*Information supplied*.
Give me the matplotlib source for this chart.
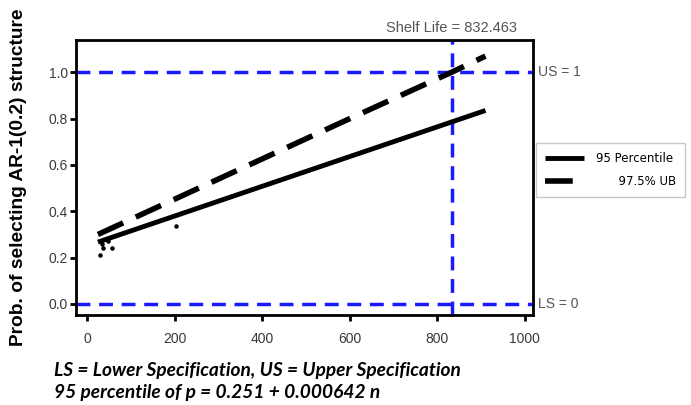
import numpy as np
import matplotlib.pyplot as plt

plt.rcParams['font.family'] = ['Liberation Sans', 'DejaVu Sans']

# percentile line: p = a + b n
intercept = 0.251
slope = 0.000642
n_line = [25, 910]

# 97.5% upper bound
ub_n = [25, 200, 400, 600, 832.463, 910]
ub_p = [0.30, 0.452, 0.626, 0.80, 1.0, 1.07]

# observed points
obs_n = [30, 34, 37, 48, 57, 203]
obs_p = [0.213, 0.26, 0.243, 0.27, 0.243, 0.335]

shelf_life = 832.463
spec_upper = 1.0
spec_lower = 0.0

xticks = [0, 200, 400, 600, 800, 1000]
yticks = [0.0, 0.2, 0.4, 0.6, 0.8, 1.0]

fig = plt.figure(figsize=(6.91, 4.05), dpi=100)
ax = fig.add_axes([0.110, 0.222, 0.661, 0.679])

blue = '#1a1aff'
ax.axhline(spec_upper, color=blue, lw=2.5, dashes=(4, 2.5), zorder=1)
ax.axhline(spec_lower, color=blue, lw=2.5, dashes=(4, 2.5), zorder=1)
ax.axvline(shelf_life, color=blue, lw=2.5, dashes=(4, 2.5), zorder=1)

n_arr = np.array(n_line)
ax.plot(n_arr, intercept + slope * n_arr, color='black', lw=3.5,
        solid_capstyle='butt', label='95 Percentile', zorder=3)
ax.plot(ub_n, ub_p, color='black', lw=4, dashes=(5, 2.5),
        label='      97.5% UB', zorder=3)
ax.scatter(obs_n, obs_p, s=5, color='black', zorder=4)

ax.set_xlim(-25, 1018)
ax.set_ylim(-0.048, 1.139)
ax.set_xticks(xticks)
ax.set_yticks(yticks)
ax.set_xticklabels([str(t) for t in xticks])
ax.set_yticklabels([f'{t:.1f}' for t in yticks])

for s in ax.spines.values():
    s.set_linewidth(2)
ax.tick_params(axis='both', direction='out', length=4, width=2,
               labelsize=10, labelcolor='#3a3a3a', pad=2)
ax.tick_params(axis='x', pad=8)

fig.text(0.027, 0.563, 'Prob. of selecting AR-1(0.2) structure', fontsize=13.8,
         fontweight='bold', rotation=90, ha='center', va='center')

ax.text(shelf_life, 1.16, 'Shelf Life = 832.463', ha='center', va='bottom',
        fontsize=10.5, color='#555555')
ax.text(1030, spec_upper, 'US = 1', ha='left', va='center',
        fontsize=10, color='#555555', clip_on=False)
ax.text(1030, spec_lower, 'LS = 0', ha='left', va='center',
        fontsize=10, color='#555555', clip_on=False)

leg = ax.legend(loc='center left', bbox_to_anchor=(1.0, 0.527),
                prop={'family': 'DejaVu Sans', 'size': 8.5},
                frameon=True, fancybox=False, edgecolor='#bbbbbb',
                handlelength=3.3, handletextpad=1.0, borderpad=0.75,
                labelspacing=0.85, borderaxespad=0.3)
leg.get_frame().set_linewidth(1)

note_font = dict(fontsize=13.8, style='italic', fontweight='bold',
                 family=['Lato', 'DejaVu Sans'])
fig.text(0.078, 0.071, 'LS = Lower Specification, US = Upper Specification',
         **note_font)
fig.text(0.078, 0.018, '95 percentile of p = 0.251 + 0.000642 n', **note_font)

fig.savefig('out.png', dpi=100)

*Task brief*. Compute the number of lines above that contain the string "matplotlib". Reply with that value only.

*Reply*. 2